SumCo Eco-Contracting has completed dozens of dam removals, dam rehabilitations, fish passage, and associated river restoration projects.
Our dam rehabilitation construction projects include vegetation removal and embankment repairs; sheet pile cutoff walls and cofferdams for excavation support; slide gates; underdrain systems; new spillway construction; complete concrete repairs, re-facing, and raising of spillway approaches and channel walls; shutter wall stanchion replacements; associated culvert replacements; access road rehabilitation; regrading, restoration and more.

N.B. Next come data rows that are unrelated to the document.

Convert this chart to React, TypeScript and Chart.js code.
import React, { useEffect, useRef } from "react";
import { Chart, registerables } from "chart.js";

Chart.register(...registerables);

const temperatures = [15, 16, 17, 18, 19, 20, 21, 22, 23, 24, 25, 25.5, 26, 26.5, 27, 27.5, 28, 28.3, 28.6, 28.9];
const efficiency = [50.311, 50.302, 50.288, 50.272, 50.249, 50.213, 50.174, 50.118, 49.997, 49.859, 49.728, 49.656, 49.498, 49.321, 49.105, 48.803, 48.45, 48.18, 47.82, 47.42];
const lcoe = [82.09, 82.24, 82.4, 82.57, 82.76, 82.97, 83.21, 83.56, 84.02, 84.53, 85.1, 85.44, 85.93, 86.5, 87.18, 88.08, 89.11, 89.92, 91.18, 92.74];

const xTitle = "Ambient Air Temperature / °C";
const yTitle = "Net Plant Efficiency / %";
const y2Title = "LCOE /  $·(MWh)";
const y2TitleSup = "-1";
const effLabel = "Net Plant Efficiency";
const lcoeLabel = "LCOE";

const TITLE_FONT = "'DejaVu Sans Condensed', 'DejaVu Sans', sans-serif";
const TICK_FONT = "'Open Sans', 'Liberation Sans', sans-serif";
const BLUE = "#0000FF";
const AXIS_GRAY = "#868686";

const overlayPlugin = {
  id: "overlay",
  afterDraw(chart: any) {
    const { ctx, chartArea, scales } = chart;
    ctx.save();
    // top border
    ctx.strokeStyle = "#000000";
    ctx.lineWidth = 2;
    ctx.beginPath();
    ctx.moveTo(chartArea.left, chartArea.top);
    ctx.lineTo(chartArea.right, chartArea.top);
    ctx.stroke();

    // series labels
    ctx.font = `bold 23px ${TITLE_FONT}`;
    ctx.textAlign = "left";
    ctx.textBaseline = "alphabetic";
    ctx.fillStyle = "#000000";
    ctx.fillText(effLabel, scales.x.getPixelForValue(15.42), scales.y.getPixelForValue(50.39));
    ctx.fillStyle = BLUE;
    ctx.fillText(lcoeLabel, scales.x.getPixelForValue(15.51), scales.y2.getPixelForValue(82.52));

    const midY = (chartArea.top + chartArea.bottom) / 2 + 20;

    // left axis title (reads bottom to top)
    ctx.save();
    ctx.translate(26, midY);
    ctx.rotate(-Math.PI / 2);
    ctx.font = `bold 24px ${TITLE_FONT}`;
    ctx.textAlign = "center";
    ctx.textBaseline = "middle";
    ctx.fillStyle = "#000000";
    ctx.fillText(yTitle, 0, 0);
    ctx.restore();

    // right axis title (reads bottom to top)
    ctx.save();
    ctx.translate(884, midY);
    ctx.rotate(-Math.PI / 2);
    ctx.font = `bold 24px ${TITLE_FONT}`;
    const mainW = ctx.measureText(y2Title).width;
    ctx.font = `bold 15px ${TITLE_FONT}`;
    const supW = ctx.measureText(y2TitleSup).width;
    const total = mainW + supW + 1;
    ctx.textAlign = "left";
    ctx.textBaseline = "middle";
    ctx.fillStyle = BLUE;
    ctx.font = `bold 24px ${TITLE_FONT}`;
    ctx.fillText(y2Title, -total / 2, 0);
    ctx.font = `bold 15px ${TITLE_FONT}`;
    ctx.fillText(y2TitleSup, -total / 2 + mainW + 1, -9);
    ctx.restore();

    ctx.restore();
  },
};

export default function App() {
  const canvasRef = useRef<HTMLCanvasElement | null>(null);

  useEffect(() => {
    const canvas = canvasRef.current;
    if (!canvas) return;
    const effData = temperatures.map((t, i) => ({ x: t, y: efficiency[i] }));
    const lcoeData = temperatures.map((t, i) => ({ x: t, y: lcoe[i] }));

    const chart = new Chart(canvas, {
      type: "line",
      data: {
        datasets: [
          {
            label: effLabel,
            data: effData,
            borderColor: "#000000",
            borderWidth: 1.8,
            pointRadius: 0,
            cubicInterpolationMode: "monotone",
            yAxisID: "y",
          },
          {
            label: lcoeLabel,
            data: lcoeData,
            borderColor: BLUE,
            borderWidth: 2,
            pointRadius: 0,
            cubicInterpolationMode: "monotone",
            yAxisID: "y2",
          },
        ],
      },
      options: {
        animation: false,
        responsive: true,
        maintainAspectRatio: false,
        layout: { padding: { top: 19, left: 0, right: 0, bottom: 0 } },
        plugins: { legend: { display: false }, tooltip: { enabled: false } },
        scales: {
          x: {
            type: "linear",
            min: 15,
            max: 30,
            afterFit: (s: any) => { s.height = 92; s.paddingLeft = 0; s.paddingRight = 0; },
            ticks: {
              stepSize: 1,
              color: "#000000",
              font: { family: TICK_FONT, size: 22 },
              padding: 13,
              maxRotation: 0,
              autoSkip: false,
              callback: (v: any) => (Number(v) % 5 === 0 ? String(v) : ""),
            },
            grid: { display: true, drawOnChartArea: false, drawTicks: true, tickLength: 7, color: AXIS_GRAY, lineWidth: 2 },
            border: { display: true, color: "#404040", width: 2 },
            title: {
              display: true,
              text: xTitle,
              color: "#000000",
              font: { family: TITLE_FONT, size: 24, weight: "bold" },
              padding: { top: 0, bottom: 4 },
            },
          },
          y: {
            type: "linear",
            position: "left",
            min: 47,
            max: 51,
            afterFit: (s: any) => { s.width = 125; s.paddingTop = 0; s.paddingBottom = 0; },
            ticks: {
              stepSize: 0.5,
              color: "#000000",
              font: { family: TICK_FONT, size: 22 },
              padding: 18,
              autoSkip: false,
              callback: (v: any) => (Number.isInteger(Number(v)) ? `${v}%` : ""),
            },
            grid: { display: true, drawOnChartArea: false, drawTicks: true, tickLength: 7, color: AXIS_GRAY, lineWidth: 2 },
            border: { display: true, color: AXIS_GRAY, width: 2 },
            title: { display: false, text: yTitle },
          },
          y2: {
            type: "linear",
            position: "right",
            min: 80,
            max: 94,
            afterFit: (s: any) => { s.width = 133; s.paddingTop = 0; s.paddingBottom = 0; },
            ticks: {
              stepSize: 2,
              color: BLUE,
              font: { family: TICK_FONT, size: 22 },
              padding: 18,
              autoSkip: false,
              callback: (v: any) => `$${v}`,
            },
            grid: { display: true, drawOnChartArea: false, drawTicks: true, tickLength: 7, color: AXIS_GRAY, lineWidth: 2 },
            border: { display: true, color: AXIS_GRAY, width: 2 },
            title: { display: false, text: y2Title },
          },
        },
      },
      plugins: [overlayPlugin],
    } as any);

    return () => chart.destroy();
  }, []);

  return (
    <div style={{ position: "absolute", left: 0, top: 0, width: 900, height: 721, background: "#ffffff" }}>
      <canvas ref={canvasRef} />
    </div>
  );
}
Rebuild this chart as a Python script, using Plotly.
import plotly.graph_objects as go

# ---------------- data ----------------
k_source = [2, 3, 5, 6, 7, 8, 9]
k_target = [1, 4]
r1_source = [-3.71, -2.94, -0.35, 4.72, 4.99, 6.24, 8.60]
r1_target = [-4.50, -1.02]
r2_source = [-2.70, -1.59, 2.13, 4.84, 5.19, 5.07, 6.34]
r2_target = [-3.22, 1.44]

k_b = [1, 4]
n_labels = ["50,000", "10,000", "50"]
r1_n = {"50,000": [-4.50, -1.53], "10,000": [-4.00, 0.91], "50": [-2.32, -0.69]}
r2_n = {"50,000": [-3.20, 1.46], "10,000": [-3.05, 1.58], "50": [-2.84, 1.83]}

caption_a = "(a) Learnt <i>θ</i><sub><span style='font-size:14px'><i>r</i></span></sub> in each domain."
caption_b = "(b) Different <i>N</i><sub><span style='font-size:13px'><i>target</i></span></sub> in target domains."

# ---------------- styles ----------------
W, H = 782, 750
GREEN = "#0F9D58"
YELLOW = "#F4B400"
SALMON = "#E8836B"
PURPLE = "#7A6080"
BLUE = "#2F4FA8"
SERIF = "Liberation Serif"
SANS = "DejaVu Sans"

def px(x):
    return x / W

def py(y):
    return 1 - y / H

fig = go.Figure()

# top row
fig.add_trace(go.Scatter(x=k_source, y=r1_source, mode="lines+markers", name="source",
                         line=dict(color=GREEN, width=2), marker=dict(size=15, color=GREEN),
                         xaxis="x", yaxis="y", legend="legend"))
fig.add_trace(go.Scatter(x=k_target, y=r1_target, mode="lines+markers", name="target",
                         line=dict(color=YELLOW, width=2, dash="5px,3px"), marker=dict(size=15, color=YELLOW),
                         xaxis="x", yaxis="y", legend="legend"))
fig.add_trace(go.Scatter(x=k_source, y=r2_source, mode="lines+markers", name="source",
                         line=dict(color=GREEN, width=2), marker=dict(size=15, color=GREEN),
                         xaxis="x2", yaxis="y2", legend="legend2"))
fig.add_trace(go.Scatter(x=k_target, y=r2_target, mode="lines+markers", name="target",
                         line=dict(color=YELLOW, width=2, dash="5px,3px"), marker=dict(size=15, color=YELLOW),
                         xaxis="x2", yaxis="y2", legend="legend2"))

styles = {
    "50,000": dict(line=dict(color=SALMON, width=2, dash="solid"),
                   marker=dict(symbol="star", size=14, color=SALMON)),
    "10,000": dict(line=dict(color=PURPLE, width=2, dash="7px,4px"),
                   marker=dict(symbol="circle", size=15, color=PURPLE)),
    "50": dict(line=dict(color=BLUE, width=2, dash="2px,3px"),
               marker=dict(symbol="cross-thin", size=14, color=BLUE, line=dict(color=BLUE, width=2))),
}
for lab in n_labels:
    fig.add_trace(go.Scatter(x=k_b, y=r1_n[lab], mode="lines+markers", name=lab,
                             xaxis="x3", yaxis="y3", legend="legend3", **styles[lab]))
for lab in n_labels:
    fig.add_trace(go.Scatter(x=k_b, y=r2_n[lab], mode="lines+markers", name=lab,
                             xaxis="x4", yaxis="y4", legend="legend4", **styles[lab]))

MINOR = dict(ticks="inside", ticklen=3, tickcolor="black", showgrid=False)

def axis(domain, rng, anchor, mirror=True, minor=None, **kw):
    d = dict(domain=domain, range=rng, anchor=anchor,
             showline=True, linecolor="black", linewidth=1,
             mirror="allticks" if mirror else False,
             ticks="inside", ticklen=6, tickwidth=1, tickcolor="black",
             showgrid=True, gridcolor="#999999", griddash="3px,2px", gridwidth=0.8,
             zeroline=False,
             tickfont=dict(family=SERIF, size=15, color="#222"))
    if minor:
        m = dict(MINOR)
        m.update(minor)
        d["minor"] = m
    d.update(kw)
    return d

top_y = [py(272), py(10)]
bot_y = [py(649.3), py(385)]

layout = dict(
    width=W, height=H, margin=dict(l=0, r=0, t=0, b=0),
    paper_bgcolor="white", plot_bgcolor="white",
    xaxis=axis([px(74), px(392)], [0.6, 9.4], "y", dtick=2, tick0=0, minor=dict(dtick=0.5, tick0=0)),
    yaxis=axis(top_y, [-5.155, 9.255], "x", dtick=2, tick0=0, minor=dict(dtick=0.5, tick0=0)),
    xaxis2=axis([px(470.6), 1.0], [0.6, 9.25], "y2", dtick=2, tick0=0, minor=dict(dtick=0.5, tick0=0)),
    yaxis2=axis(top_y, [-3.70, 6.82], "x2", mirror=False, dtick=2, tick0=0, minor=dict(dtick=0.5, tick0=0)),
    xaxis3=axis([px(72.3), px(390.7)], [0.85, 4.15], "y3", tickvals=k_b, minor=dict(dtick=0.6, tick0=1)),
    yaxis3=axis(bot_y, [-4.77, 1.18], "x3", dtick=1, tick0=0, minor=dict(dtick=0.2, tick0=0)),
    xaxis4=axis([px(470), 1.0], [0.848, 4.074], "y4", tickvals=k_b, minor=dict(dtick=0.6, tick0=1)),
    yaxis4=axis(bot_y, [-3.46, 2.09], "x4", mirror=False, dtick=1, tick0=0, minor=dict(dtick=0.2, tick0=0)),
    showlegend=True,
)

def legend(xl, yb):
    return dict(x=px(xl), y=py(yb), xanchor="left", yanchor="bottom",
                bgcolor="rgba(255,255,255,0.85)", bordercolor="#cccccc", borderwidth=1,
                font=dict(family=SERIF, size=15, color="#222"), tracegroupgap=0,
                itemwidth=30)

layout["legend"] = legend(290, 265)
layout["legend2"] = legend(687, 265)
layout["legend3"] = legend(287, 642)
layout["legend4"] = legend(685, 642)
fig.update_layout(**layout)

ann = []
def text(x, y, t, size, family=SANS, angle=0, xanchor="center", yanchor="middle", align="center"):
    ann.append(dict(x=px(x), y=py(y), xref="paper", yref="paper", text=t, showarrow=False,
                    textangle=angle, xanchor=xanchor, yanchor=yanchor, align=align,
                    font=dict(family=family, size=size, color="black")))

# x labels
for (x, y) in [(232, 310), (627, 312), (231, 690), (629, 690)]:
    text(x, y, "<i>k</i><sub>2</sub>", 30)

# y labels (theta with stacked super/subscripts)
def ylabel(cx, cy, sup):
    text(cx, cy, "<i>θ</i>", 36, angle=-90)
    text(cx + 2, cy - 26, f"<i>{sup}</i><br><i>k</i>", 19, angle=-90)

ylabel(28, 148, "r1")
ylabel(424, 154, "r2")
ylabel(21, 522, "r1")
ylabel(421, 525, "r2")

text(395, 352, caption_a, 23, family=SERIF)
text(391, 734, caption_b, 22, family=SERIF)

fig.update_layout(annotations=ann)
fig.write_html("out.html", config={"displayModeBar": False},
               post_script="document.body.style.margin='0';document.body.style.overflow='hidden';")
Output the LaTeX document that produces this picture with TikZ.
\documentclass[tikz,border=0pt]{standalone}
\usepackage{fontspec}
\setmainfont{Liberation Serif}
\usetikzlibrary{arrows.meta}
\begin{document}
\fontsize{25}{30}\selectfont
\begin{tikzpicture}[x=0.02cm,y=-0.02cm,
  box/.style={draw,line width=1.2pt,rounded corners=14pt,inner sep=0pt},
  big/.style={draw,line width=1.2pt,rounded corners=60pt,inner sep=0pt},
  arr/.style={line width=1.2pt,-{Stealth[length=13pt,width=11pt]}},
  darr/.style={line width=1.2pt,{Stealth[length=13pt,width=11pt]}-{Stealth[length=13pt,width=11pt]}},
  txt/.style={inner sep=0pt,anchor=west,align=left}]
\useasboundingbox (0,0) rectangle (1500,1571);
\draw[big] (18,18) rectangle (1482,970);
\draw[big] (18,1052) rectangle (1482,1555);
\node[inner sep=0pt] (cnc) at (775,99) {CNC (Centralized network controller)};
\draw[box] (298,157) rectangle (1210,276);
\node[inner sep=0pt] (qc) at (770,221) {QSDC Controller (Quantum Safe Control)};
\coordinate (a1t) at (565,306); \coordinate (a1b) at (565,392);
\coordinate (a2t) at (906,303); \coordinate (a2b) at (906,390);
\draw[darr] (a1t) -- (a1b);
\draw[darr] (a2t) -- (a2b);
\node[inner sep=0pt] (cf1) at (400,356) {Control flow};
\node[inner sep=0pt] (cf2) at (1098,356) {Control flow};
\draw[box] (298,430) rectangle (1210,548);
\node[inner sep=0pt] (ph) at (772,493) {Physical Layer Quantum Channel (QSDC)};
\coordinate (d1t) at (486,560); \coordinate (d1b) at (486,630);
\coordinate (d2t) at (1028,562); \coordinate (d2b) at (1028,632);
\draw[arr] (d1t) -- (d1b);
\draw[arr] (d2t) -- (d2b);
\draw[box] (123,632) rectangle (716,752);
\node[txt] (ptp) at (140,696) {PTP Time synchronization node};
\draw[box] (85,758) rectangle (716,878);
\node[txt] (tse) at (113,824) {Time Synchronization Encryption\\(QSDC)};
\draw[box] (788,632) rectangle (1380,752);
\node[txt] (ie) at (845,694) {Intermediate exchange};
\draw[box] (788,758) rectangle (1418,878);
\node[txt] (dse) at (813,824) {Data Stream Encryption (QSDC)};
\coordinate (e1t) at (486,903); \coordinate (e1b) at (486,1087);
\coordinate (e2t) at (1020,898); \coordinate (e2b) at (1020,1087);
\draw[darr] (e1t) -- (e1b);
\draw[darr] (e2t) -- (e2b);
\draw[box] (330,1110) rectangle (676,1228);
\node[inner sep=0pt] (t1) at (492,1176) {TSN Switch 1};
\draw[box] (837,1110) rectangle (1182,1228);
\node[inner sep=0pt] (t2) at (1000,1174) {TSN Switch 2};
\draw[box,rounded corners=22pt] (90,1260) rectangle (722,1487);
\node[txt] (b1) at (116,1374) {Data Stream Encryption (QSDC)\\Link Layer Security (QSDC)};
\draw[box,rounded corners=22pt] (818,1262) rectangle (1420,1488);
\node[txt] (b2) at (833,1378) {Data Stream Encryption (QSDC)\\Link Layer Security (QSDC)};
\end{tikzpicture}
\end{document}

Removal of aging dams no longer serving their original purpose (power generation, water supply) restores fish passage; reconnects instream and riparian habitat; improves water quality; and enhances riverine functions such as sediment and organic matter transport. Dam removal also eliminates owner maintenance costs and liability, including risk of injury and potential for catastrophic dam failure.
Depending on dam size, project purpose and complexity, our dam removal work may include a variety of elements, including excavation; stockpile management and segregation; dewatering, temporary channel diversion and filling of overflow channels; demolition of the dam and related or adjacent structures; on-site reuse of stone materials; and reuse or off-site disposal of impounded sediment. Often accompanying dam removals or breaches is restoration of the local ecology, including bank and channel stabilization; grade control riffle at a dam’s former location; and riparian shrub plantings.
Not all dams can be removed. We have constructed fish passage solutions that leave dams intact. Project examples include a rock ramp fishway at Kenyon Mill Dam (Kenyon, Rhode Island) to pass migratory fish over the dam, and the largest natural bypass channel east of the Mississippi for fish passage around the Howland Dam (Howland, Maine). In addition, we have also completed a number of dam modifications, such as the repair and and new spillway construction at Haskell Pond Dam (Gloucester, Massachusetts).